NOTE: Once you use your coffee grinder to grind something other than coffee, you increase the chances of altering the taste of your next cup of coffee. So I advise you to clean it well after or replace it with a new one to maintain the integrity of your daily cup of Joe.

Can You Use A Coffee Grinder for Wet Grinding?

Many people love using kitchen appliances for multiple purposes. However, when it comes to the coffee grinder, I do not recommend wet grinding.

Wet grinding involves a lot of fluids and wet ingredients, which will eventually spoil your coffee grinder. In addition, your coffee grinder will not give you the exact results you’re looking for in your wet grind.

There are additional kitchen devices that you can use if you require a quick wet grind. You can invest in electric grinders designed specifically for wet grinding, or if you have a tight budget, a simple pestle and mortar will do just fine. It may take a lot more effort, but you’ll be thankful because your coffee grinder will remain intact.

Ways to Grind Coffee Beans Without a Grinder.

As I was beginning my coffee journey, I mistakenly bought whole bean coffee instead of ground coffee. I hadn’t purchased a grinder yet, so I was in a little predicament. Since I couldn’t return the beans, I had to look for alternative ways to crush the beans to make my cup of Joe. Below are a few methods that worked for me.

  • Pestle and mortar

The pestle and mortar have been used for ages to grind hard stuff into powder. So if you don’t have a coffee grinder, use them instead. The hammering and rolling motions will help you achieve a consistent grind on your coffee beans. Also, I advise you to grind small amounts of coffee at a time. This way, you’ll achieve a consistent grind in minutes.

  • A standard blender

If you are completely out of options, your normal blender will grind your coffee bean just fine. Furthermore, if you have a blender with a “grinder” setting, it’s a plus.

Unfortunately, you can only use your blender to produce coarsely ground coffee. The reason is that the blade system of a blender cannot crush hard substances into powder. In addition, you can only grind your coffee in small batches. Running the blades continuously for a long time will create a heated cavity that might “cook” the natural oils in the coffee beans.

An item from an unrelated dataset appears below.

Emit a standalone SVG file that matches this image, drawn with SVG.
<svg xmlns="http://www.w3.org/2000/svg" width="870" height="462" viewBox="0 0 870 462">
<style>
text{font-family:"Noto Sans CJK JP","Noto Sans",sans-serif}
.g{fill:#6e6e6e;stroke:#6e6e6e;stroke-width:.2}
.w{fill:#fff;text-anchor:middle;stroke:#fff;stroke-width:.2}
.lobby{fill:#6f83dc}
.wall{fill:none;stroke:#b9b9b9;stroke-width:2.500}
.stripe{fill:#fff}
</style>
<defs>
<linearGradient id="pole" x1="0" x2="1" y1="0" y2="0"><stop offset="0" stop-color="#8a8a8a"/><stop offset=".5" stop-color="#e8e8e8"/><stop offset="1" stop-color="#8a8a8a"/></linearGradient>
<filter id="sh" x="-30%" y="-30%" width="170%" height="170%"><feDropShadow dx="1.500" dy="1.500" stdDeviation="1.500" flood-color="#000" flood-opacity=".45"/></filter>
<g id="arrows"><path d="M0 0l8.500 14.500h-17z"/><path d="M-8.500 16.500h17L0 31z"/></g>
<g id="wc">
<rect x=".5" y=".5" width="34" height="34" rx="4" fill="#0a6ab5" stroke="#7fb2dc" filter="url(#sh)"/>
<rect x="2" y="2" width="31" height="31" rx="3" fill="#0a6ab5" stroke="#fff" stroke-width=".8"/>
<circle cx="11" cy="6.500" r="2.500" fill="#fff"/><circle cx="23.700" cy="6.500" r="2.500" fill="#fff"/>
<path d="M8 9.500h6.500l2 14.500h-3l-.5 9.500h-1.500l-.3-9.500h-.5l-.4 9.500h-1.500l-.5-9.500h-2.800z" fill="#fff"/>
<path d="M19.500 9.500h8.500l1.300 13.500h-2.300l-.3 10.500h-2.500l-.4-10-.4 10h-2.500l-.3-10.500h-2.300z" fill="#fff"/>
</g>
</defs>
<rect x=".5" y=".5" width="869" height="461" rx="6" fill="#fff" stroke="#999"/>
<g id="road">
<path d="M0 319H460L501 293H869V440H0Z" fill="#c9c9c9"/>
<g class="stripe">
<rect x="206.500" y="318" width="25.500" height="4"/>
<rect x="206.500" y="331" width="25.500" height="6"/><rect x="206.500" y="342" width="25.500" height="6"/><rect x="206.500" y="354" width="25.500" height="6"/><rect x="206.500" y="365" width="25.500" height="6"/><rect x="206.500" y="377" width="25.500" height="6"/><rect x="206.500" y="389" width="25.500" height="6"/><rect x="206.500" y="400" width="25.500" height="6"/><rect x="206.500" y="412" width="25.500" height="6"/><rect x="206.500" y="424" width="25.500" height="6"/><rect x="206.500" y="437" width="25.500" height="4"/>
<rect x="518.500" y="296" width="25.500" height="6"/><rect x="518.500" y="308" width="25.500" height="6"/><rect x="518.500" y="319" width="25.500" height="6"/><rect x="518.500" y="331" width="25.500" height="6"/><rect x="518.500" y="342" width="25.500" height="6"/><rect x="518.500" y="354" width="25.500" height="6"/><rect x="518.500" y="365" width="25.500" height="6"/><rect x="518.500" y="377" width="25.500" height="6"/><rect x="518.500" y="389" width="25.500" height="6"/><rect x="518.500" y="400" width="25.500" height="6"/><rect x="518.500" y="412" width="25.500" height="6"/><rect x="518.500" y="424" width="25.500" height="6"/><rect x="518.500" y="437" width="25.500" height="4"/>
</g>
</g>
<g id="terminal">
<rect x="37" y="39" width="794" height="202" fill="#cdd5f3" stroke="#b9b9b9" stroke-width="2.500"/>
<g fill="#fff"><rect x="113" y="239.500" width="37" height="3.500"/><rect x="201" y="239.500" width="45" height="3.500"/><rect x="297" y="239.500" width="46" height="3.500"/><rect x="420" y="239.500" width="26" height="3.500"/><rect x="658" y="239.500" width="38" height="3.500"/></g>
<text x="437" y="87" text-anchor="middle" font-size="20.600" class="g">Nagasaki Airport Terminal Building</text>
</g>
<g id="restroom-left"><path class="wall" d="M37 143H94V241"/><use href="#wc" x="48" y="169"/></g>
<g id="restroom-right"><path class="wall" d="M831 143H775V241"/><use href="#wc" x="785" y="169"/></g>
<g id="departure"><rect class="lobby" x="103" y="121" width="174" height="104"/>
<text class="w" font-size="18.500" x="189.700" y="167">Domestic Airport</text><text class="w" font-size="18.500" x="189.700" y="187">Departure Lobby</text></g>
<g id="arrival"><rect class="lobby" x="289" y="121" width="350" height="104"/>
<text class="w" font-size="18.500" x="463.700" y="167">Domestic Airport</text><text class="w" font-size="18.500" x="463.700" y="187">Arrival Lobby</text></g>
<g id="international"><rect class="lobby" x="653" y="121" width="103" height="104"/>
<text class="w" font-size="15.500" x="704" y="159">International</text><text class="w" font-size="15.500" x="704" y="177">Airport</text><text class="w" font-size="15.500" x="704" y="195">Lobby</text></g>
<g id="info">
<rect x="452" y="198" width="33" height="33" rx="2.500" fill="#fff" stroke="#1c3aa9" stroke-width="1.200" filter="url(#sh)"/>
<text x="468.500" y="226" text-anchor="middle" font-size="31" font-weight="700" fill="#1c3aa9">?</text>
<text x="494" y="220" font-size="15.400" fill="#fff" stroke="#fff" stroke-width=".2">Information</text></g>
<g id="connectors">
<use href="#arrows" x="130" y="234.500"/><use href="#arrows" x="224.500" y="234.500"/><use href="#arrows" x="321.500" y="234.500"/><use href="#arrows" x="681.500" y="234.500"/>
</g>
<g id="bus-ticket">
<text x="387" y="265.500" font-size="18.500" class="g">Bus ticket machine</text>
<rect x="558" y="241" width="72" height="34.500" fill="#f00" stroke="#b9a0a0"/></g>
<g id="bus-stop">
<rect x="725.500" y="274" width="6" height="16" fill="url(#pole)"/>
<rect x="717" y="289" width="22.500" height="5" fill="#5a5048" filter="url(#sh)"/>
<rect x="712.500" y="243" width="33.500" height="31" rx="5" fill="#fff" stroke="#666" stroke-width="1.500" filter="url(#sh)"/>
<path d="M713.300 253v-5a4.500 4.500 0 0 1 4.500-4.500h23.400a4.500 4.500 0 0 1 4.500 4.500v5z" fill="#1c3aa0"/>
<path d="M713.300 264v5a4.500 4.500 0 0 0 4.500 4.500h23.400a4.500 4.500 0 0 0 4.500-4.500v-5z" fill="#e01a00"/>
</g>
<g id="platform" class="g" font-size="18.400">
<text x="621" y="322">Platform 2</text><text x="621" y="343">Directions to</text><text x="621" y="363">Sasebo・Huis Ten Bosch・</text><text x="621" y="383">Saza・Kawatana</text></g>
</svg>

Hence it would be best if you ground in small batches to reduce the risk of this happening.

  • A rolling pin

The design of the rolling pin makes it a perfect alternative for crushing and grinding coffee beans. It produces a uniform texture and can even allow you to achieve a finer grind. However, you’ll need to use a lot of strength to crush coffee beans with a rolling pin. Additionally, you have to pay close attention as you crush to ensure the uniformity of your texture.

You can also use a mallet to turn your coffee beans into powder. However, you should use this method with caution to reduce the risk of ruining your kitchen counter.

Conclusion

As you have seen above, blenders and coffee grinders are made to serve different purposes in the kitchen. And even though their functions can sometimes be interchanged, it isn’t without consequences. So, be careful when alternating functions of your coffee grinder to keep the gadget in good shape and ensure accurate results.